The 18th century is also a period of fantastic scientific and intellectual progress, and the film amply shows it too. The Marquis de Bellegarde, a retired courtier who becomes Ponceludon’s mentor, is the very image of the “enlightened” nobleman. A lover of the “bel esprit”, he collects witticisms with the scientific passion of a botanist – he is one too -, classifying them into repartees, quips, wordplays, retorts, epigrams or paradoxes. A convinced anglophile, like many of his contemporaries, he is fascinated by this elusive way of speaking that “causes laughter, but is not quite wit”, “humour” – a word first introduced in the French language by the famous wit and philosopher Voltaire (1). His daughter is a well educated, fiercely independent young woman, who relishes in daring scientific experiments. Ponceludon’s romance with her, in an idyllic nature, certainly has Rousseau-esque undertones.

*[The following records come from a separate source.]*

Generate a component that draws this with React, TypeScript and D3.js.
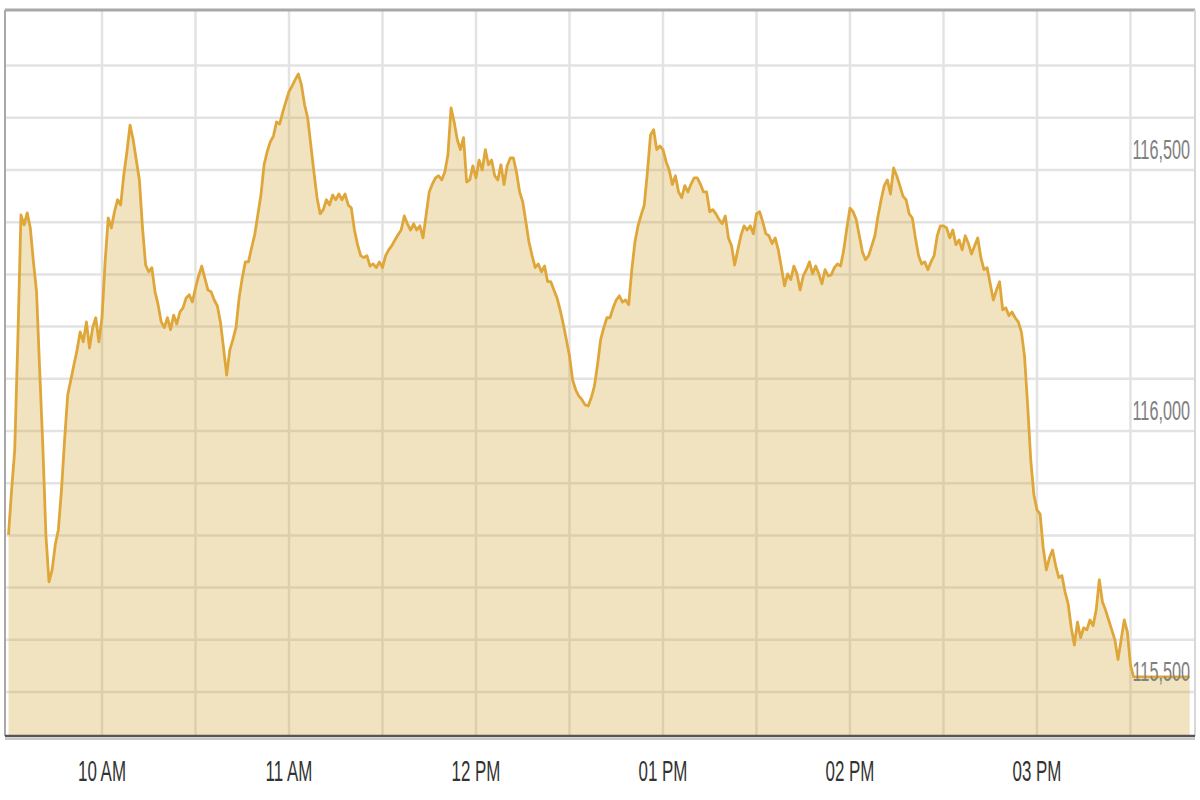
import React from "react";
import * as d3 from "d3";

// Intraday index values, one per minute starting 09:30
const prices: number[] = [
  115801, 115887, 115964, 116175, 116414, 116395, 116418, 116389, 116324, 116267,
  116117, 115973, 115801, 115711, 115734, 115782, 115811, 115887, 115983, 116069,
  116098, 116127, 116155, 116190, 116171, 116209, 116159, 116198, 116217, 116171,
  116217, 116324, 116408, 116389, 116420, 116443, 116433, 116491, 116535, 116586,
  116558, 116519, 116481, 116389, 116318, 116305, 116313, 116267, 116242, 116209,
  116198, 116217, 116194, 116222, 116205, 116228, 116236, 116255, 116261, 116247,
  116274, 116297, 116316, 116293, 116270, 116267, 116251, 116240, 116209, 116159,
  116107, 116155, 116175, 116198, 116255, 116293, 116324, 116324, 116351, 116376,
  116414, 116452, 116510, 116535, 116554, 116565, 116592, 116588, 116611, 116631,
  116650, 116661, 116673, 116684, 116663, 116625, 116600, 116548, 116496, 116447,
  116416, 116424, 116443, 116433, 116452, 116443, 116454, 116443, 116454, 116433,
  116427, 116385, 116357, 116336, 116332, 116336, 116316, 116320, 116313, 116324,
  116313, 116336, 116347, 116355, 116366, 116376, 116385, 116412, 116397, 116385,
  116397, 116385, 116393, 116370, 116414, 116458, 116473, 116485, 116489, 116481,
  116496, 116529, 116619, 116592, 116558, 116539, 116562, 116477, 116481, 116508,
  116485, 116519, 116500, 116539, 116510, 116519, 116489, 116481, 116510, 116472,
  116508, 116523, 116523, 116496, 116458, 116439, 116401, 116362, 116336, 116313,
  116320, 116305, 116316, 116286, 116286, 116270, 116255, 116232, 116205, 116175,
  116144, 116098, 116079, 116067, 116060, 116050, 116048, 116064, 116086, 116127,
  116175, 116198, 116217, 116217, 116236, 116251, 116259, 116247, 116251, 116242,
  116309, 116362, 116393, 116414, 116433, 116496, 116567, 116577, 116539, 116546,
  116539, 116516, 116500, 116472, 116489, 116458, 116447, 116470, 116458, 116473,
  116485, 116485, 116473, 116458, 116458, 116420, 116424, 116416, 116405, 116397,
  116412, 116370, 116355, 116318, 116347, 116374, 116393, 116385, 116393, 116378,
  116416, 116420, 116401, 116378, 116374, 116359, 116370, 116347, 116313, 116278,
  116301, 116290, 116316, 116301, 116270, 116297, 116309, 116324, 116301, 116316,
  116301, 116282, 116309, 116297, 116299, 116313, 116320, 116316, 116347, 116389,
  116427, 116420, 116405, 116374, 116343, 116328, 116336, 116355, 116374, 116412,
  116443, 116470, 116481, 116454, 116504, 116489, 116470, 116450, 116443, 116416,
  116408, 116370, 116336, 116320, 116324, 116309, 116324, 116336, 116374, 116393,
  116393, 116389, 116370, 116385, 116357, 116366, 116347, 116374, 116359, 116339,
  116355, 116370, 116332, 116309, 116313, 116282, 116251, 116270, 116286, 116232,
  116236, 116221, 116228, 116217, 116209, 116190, 116144, 116050, 115945, 115878,
  115849, 115841, 115776, 115734, 115757, 115772, 115742, 115719, 115723, 115692,
  115669, 115623, 115590, 115634, 115604, 115623, 115619, 115638, 115627, 115657,
  115715, 115673, 115657, 115638, 115619, 115600, 115562, 115600, 115638, 115615,
  115552, 115529, 115529, 115529, 115529, 115529, 115529, 115529, 115529, 115529,
  115529, 115529, 115529, 115529, 115529, 115529, 115529, 115529, 115529, 115529,
];

const hourTicks: number[] = [10, 11, 12, 13, 14, 15];
const halfHourGrid: number[] = [10, 10.5, 11, 11.5, 12, 12.5, 13, 13.5, 14, 14.5, 15, 15.5];
const yLabelValues: number[] = [115500, 116000, 116500];
const yGridValues: number[] = [115500, 115600, 115700, 115800, 115900, 116000, 116100, 116200, 116300, 116400, 116500, 116600, 116700];

const day = (h: number, m = 0) => new Date(2024, 0, 2, h, m);

export default function App() {
  const W = 1200, H = 800;
  const left = 5, right = 1195, top = 10, bottom = 736;

  const start = day(9, 30);
  const data = prices.map((v, i) => ({ t: d3.timeMinute.offset(start, i), v }));

  const x = d3.scaleTime().domain([day(9, 30), day(15, 50)]).range([8.5, 1192.8]);
  const y = d3.scaleLinear().domain([115500, 116500]).range([692, 170]);

  const area = d3.area<{ t: Date; v: number }>()
    .x(d => x(d.t)).y0(bottom).y1(d => y(d.v));
  const line = d3.line<{ t: Date; v: number }>()
    .x(d => x(d.t)).y(d => y(d.v));

  const fmtHour = d3.timeFormat("%I %p");
  const fmtNum = d3.format(",");

  const hToDate = (h: number) => day(Math.floor(h), Math.round((h % 1) * 60));
  const font = "Liberation Sans, Arial, sans-serif";

  return (
    <svg width={W} height={H} style={{ position: "absolute", left: 0, top: 0, background: "#fff" }}>
      {/* grid */}
      {yGridValues.map(v => (
        <line key={"h" + v} x1={left} x2={right} y1={y(v)} y2={y(v)} stroke="#e3e3e3" strokeWidth={2.5} />
      ))}
      {halfHourGrid.map(h => (
        <line key={"v" + h} x1={x(hToDate(h))} x2={x(hToDate(h))} y1={top} y2={bottom} stroke="#e3e3e3" strokeWidth={2.5} />
      ))}
      {/* area + line */}
      <path d={area(data) || ""} fill="rgb(208,162,45)" fillOpacity={0.3} />
      <path d={line(data) || ""} fill="none" stroke="#dfa63a" strokeWidth={2.8} strokeLinejoin="round" />
      {/* frame */}
      <line x1={left} x2={right} y1={top} y2={top} stroke="#a8a8a8" strokeWidth={3} />
      <line x1={left} x2={left} y1={top} y2={bottom} stroke="#a8a8a8" strokeWidth={2} />
      <line x1={right} x2={right} y1={top} y2={bottom} stroke="#d8d8d8" strokeWidth={2} />
      <line x1={left} x2={right} y1={bottom + 3} y2={bottom + 3} stroke="#c8c8c8" strokeWidth={2} />
      <line x1={left} x2={right} y1={bottom} y2={bottom} stroke="#555" strokeWidth={2.5} />
      {/* y labels */}
      {yLabelValues.map(v => (
        <text key={"yl" + v} transform={`translate(1190,${y(v) - 11}) scale(0.58,1)`} textAnchor="end"
          fontFamily={font} fontSize={28} fill="#808080">{fmtNum(v)}</text>
      ))}
      {/* x labels */}
      {hourTicks.map(h => (
        <text key={"xl" + h} transform={`translate(${x(day(h))},781) scale(0.565,1)`} textAnchor="middle"
          fontFamily={font} fontSize={30} fill="#333">{fmtHour(day(h))}</text>
      ))}
    </svg>
  );
}
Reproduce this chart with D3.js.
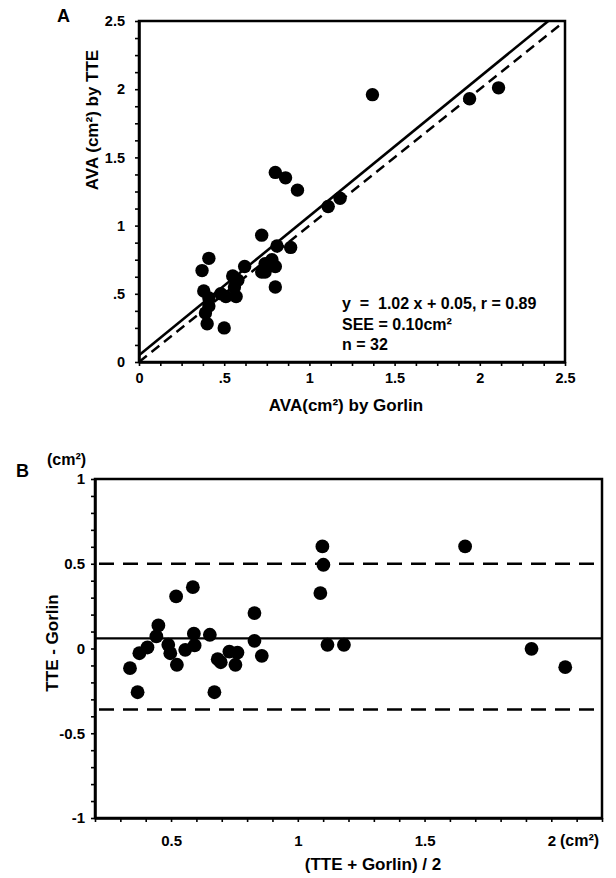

Especially interesting is the inclusion of enlightened abbot Charles Michel de l’Épée, a pioneer in the education of deaf people, through the story of Paul, the Bellegardes’ deaf and dumb servant sent to his newly created institution. The abbot brings his young pupils to the Court to demonstrate their progress in front of a disbelieving audience. Deprived of speech in a society where the word rules as king, the dumb are thought to be half-wits, little better than animals, yet the audience ends up expressing their admiration by sustained applause, as the young pupils conclude their witty exchange by a play… on signs.

Although far from revolutionary in its form, Ridicule boasts superior dialogue and very good acting, and perfectly captures the 18th century zeitgeist.

(1) Voltaire, Letter to the Abbott d'Olivet, 21 April 1762.

Ridicule, a film by Patrice Leconte (France, 1996).
Starring Fanny Ardant, Charles Berling, Bernard Giraudeau, Judith Godrèche and Jean Rochefort.